Set problem => Omit pictures and quote the listing below line by line, from its start through the line that holds "(axmid) at (392,218);".

Dataset excerpt =>
** begin **
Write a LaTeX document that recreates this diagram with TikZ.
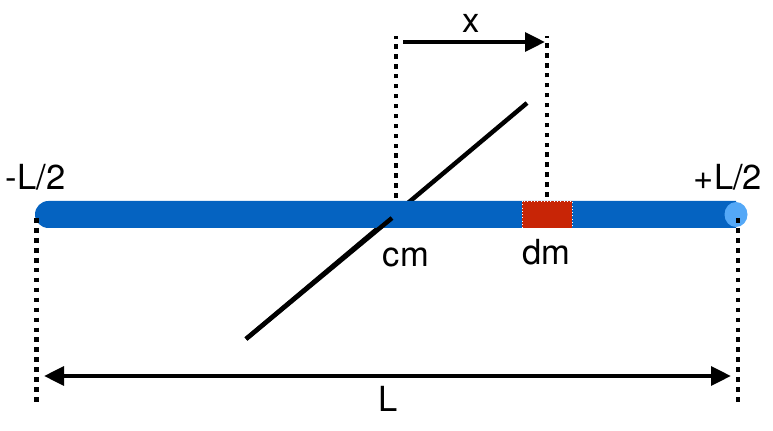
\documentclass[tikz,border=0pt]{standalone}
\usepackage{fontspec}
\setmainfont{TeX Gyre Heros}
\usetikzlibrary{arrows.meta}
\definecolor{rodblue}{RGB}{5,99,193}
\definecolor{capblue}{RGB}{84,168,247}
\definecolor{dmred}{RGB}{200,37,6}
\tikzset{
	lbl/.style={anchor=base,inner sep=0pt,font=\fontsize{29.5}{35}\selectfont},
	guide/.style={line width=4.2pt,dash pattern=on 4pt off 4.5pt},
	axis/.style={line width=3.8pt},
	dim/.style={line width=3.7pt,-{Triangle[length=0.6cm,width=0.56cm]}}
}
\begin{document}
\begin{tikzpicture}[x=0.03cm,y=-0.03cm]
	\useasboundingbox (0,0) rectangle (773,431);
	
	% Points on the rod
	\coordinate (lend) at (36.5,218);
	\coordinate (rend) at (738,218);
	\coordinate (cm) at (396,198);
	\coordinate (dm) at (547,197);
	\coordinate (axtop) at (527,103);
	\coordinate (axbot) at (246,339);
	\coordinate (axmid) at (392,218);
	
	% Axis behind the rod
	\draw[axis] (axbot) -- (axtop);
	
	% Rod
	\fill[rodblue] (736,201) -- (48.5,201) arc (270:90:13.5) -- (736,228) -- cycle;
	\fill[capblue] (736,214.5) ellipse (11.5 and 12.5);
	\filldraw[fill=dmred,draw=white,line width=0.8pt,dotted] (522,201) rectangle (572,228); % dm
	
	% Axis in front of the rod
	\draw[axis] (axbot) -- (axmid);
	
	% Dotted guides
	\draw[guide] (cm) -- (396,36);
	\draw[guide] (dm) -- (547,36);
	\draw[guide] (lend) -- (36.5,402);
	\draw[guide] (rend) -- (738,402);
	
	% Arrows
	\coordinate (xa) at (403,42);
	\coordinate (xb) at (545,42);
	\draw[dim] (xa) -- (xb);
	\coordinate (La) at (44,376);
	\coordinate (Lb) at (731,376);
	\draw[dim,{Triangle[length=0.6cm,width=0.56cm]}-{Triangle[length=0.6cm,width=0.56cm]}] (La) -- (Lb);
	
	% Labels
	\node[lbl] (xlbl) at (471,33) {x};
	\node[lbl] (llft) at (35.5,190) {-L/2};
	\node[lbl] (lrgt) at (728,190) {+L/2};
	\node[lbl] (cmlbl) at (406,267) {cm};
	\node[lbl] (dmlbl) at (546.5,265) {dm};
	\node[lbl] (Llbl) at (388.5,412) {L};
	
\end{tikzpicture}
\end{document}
** end **
Finished exercise =>
Write a LaTeX document that recreates this diagram with TikZ.
\documentclass[tikz,border=0pt]{standalone}
\usepackage{fontspec}
\setmainfont{TeX Gyre Heros}
\usetikzlibrary{arrows.meta}
\definecolor{rodblue}{RGB}{5,99,193}
\definecolor{capblue}{RGB}{84,168,247}
\definecolor{dmred}{RGB}{200,37,6}
\tikzset{
	lbl/.style={anchor=base,inner sep=0pt,font=\fontsize{29.5}{35}\selectfont},
	guide/.style={line width=4.2pt,dash pattern=on 4pt off 4.5pt},
	axis/.style={line width=3.8pt},
	dim/.style={line width=3.7pt,-{Triangle[length=0.6cm,width=0.56cm]}}
}
\begin{document}
\begin{tikzpicture}[x=0.03cm,y=-0.03cm]
	\useasboundingbox (0,0) rectangle (773,431);
	
	% Points on the rod
	\coordinate (lend) at (36.5,218);
	\coordinate (rend) at (738,218);
	\coordinate (cm) at (396,198);
	\coordinate (dm) at (547,197);
	\coordinate (axtop) at (527,103);
	\coordinate (axbot) at (246,339);
	\coordinate (axmid) at (392,218);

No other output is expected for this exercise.